Think about how rare that is—a guaranteed daily window of uninterrupted thinking time. No notifications, no conversations unless I choose them, no obligations except to keep moving forward. It's become the most dependable part of my routine, more consistent than sleep, more reliable than appetite.
The repetition has created a kind of mental muscle memory. My brain knows that when I start pedaling, it's time to shift into a different gear. Problems that felt overwhelming at bedtime often sort themselves out by kilometre twenty. Arguments I've been rehearsing lose their edge when subjected to forty minutes of rhythmic analysis.
Cycling toward answers, not away from problems
There's a temptation to see cycling as escape, and certainly some mornings it starts that way. After a difficult conversation with Linda or a frustrating call with a consulting client, those first pedal strokes can feel like running away. But here's what I've learned: you can't actually outrun anything at 20 kilometres per hour. What you can do is create enough space between you and the problem to see it clearly.
I spent the first three years of cycling trying to solve other people—how to fix Ethan's career confusion, how to make Linda understand my perspective, how to convince clients they were making mistakes. Somewhere around year four, I realized the only person I could actually solve was myself. How to be a better listener, how to let go of control, how to show up without trying to fix everything.
This shift happened, predictably, during a ride. I was mentally arguing with my brother about his financial decisions when I passed a couple having what looked like the same argument I'd been having in my head. The futility of it hit me like a bus. We spend so much energy trying to ride other people's paths for them when we can barely manage our own.
The compound interest of daily thinking
What surprises me most after six years of this practice is how the insights build on each other. A realization from Tuesday's ride becomes the foundation for Friday's breakthrough. Questions I asked myself three years ago finally get answered on a random Wednesday, not because I forced it but because I kept showing up, kept cycling, kept creating space for my mind to work.
This cumulative effect is powerful. Problems that would have paralyzed me in my forties now feel manageable, not because I've become smarter but because I've developed a reliable process for thinking through complexity. Ride, think, ride some more, think deeper, come home with something useful—or at least with a clearer understanding of what I don't know.
The business decisions I make now in my consulting work are sharper, cleaner, less clouded by ego or fear. The relationship choices—how to blend families, how to be a grandfather, how to age alongside someone instead of in parallel—come from a deeper place. Even the small stuff, like whether to commit to another volunteer shift or how to respond to a critical email, gets filtered through kilometres of contemplation.
Final words
If you're waiting for the perfect conditions to start a thinking practice, you'll wait forever. My knees hurt most mornings. Toronto winters are brutal. Some days I'd rather stay in bed. But I go anyway, because I know that somewhere between kilometre ten and kilometre twenty, my brain will start doing the work that no amount of sitting and pondering seems to accomplish.

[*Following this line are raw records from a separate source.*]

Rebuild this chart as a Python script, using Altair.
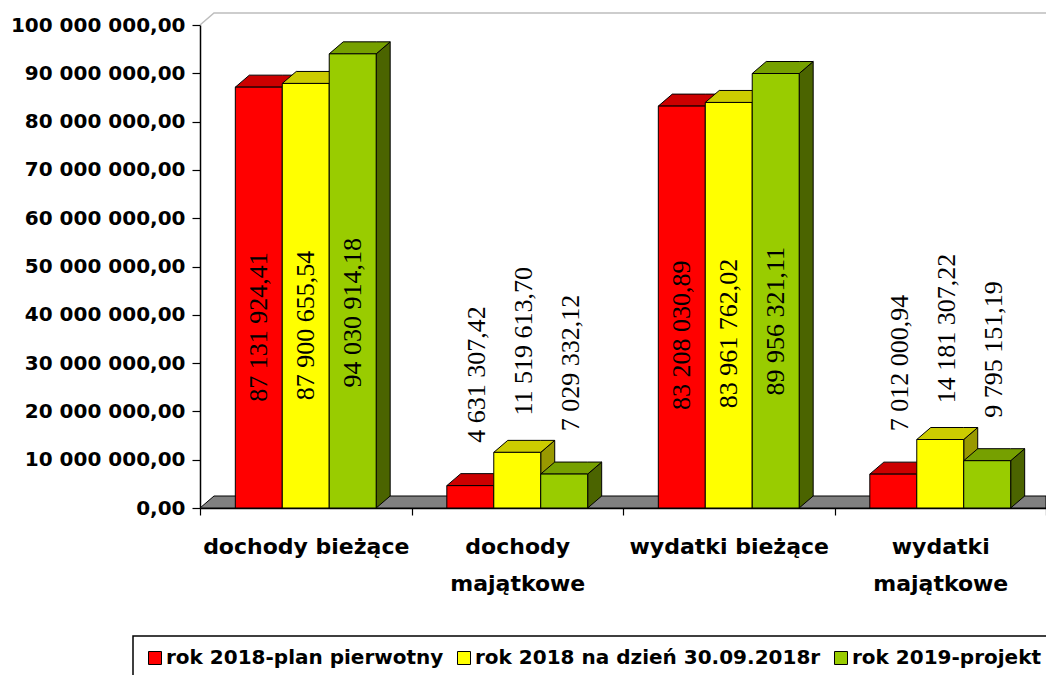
import altair as alt
import pandas as pd

# ---------------- data ----------------
categories = ["dochody bieżące", "dochody majątkowe", "wydatki bieżące", "wydatki majątkowe"]
category_lines = [["dochody bieżące"], ["dochody", "majątkowe"], ["wydatki bieżące"], ["wydatki", "majątkowe"]]
series = ["rok 2018-plan pierwotny", "rok 2018 na dzień 30.09.2018r", "rok 2019-projekt"]
plan_2018 = [87131924.41, 4631307.42, 83208030.89, 7012000.94]
stan_2018 = [87900655.54, 11519613.70, 83961762.02, 14181307.22]
projekt_2019 = [94030914.18, 7029332.12, 89956321.11, 9795151.19]
y_ticks = [0, 10e6, 20e6, 30e6, 40e6, 50e6, 60e6, 70e6, 80e6, 90e6, 100e6]

# ---------------- style ----------------
front_colors = ["#FF0000", "#FFFF00", "#99CC00"]
top_colors = ["#CC0000", "#CCCC00", "#76A000"]
side_colors = ["#990000", "#999900", "#4B6400"]
W, H = 846, 483
Y_MAX = 100e6
BAR_W = 0.222            # bar width in category units
OFF = (1 - 3 * BAR_W) / 2
DX = 14 / (W / 4)        # 3D depth, x units
DY = 12 / H * Y_MAX      # 3D depth, y units


def fmt(v):
    return f"{v:,.2f}".replace(",", " ").replace(".", ",")


values = [plan_2018, stan_2018, projekt_2019]
bars, tops, sides = [], [], []
for c in range(len(categories)):
    for s in range(len(series)):
        v = values[s][c]
        x0 = c + OFF + s * BAR_W
        x1 = x0 + BAR_W
        bid = f"{c}-{s}"
        inside = v > 50e6
        bars.append(dict(bar=bid, series=series[s], x=x0, x1=x1, y=v, base=0.0,
                         label=fmt(v),
                         lx=(x0 + x1) / 2 if inside else (x0 + x1) / 2 + DX / 2,
                         ly=0.43 * v if inside else v + 23e6))
        for xx, yt, yb in [(x0, v, v), (x0 + DX, v + DY, v), (x1, v + DY, v), (x1 + DX, v + DY, v + DY)]:
            tops.append(dict(bar=bid, series=series[s], x=xx, y=yt, yb=yb))
        for xx, yt, yb in [(x1, v, 0.0), (x1 + DX, v + DY, DY)]:
            sides.append(dict(bar=bid, series=series[s], x=xx, y=yt, yb=yb))

bars = pd.DataFrame(bars)
tops = pd.DataFrame(tops)
sides = pd.DataFrame(sides)
floor = pd.DataFrame(dict(x=[0, DX, 4], y=[0, DY, DY], yb=[0, 0, 0]))
wall = pd.DataFrame(dict(x=[0, DX, 4], y=[Y_MAX, Y_MAX + DY, Y_MAX + DY]))

XS = alt.Scale(domain=[0, 4], nice=False, zero=False)
YS = alt.Scale(domain=[0, Y_MAX], nice=False)

# x axis: ticks at category boundaries, labels at centres
label_expr = ""
for i, lines in enumerate(category_lines):
    arr = "[" + ", ".join(f"'{t}'" for t in lines) + "]"
    label_expr += f"datum.value == {i + 0.5} ? {arr} : "
label_expr += "''"

x_axis = alt.Axis(
    values=[0, 0.5, 1, 1.5, 2, 2.5, 3, 3.5, 4],
    labelExpr=label_expr,
    tickOpacity={"condition": {"test": "datum.value % 1 == 0", "value": 1}, "value": 0},
    title=None, grid=False, labelOverlap=False, labelFlush=False, labelLimit=0,
    labelFont="DejaVu Sans", labelFontWeight="bold", labelFontSize=22,
    labelLineHeight=37, labelPadding=21, labelColor="black",
    tickSize=7, tickColor="black", domainColor="black", domainWidth=1.5, tickWidth=1.2,
)
y_axis = alt.Axis(
    values=y_ticks,
    labelExpr="replace(replace(format(datum.value, ',.2f'), regexp(',', 'g'), ' '), '.', ',')",
    title=None, grid=False, labelLimit=0,
    labelFont="DejaVu Sans", labelFontWeight="bold", labelFontSize=20, labelColor="black",
    labelPadding=7, tickSize=8, tickColor="black", domainColor="black", domainWidth=1.5, tickWidth=1.2,
)


def X(field="x"):
    return alt.X(f"{field}:Q", scale=XS, axis=x_axis)


def Y(field="y"):
    return alt.Y(f"{field}:Q", scale=YS, axis=y_axis, stack=None)


floor_layer = alt.Chart(floor).mark_area(color="#808080", stroke="black", strokeWidth=1).encode(
    x=X(), y=Y(), y2="yb:Q",
)
wall_layer = alt.Chart(wall).mark_line(color="#BDBDBD", strokeWidth=1.5).encode(
    x=X(), y=Y(),
)
side_layer = alt.Chart(sides).mark_area(stroke="black", strokeWidth=1, opacity=1).encode(
    x=X(), y=Y(), y2="yb:Q",
    detail="bar:N",
    fill=alt.Fill("series:N", scale=alt.Scale(domain=series, range=side_colors), legend=None),
)
top_layer = alt.Chart(tops).mark_area(stroke="black", strokeWidth=1, opacity=1).encode(
    x=X(), y=Y(), y2="yb:Q",
    detail="bar:N",
    fill=alt.Fill("series:N", scale=alt.Scale(domain=series, range=top_colors), legend=None),
)
front_layer = alt.Chart(bars).mark_rect(stroke="black", strokeWidth=1, opacity=1).encode(
    x=X(), x2="x1:Q", y=Y(), y2="base:Q",
    color=alt.Color(
        "series:N",
        scale=alt.Scale(domain=series, range=front_colors),
        legend=alt.Legend(
            title=None, orient="none", legendX=-67, legendY=611, direction="horizontal", columns=3,
            symbolType="square", symbolSize=169, symbolStrokeColor="black", symbolStrokeWidth=1,
            symbolOpacity=1,
            labelFont="DejaVu Sans", labelFontWeight="bold", labelFontSize=20, labelColor="black",
            labelOffset=1, columnPadding=10, padding=12,
            strokeColor="black", labelLimit=0,
        ),
    ),
)
label_layer = alt.Chart(bars).mark_text(
    angle=270, font="Liberation Serif", fontSize=26, align="center", baseline="middle", color="black"
).encode(
    x=X("lx"), y=Y("ly"),
    text="label:N",
)

chart = (
    alt.layer(floor_layer, wall_layer, side_layer, top_layer, front_layer, label_layer)
    .resolve_scale(fill="independent")
    .properties(
        width=W, height=H,
        padding={"left": 192, "top": 17, "right": 0, "bottom": 167},
        autosize=alt.AutoSizeParams(type="none"),
        background="white",
    )
    .configure_view(stroke=None)
    .configure_legend(strokeWidth=1.5)
)

chart.save("out.html", embed_options={"renderer": "svg", "actions": False})
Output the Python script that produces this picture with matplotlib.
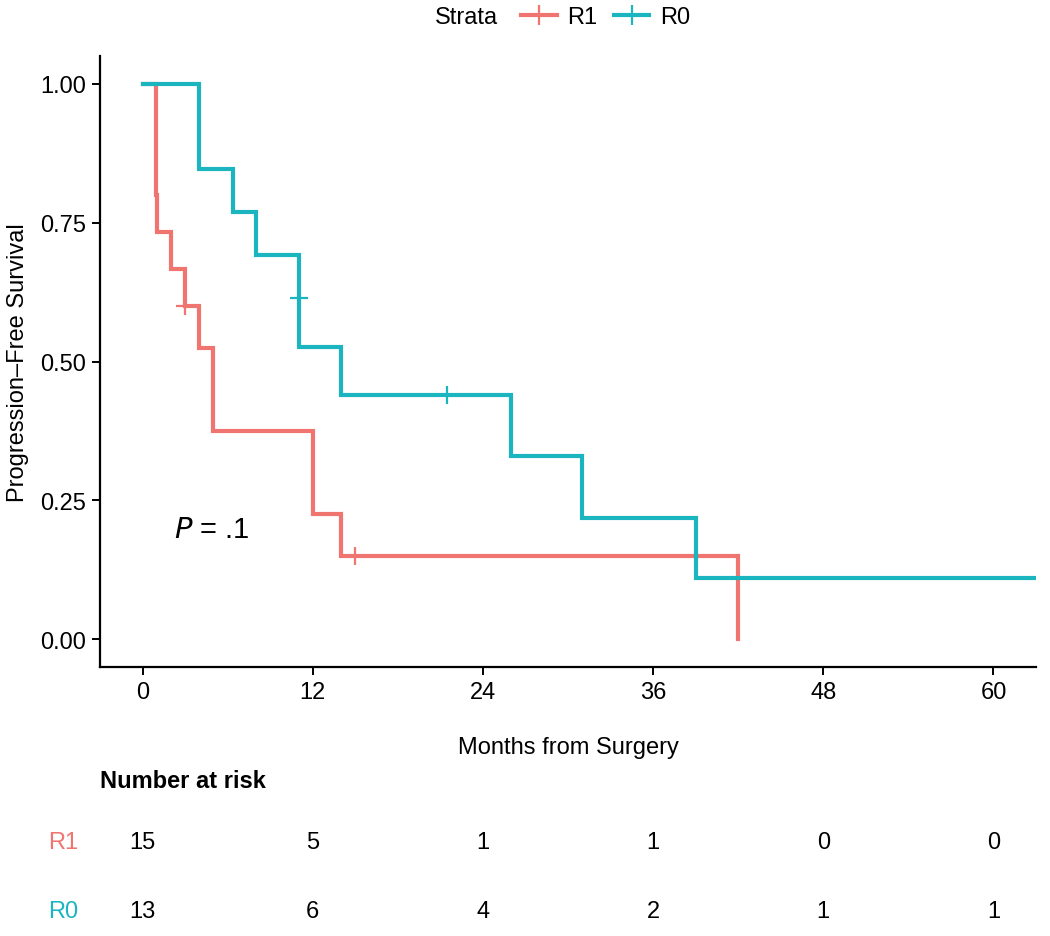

The health benefits are real but honestly secondary. What matters is that I've found a reliable way to cut through my own noise and find signal. In a world designed to scatter our attention, the simple act of cycling in one direction for an hour has become revolutionary.
Start tomorrow. Don't overthink it. Just ride, and see what thoughts decide to join you. The answers you're looking for might be waiting at kilometre twenty.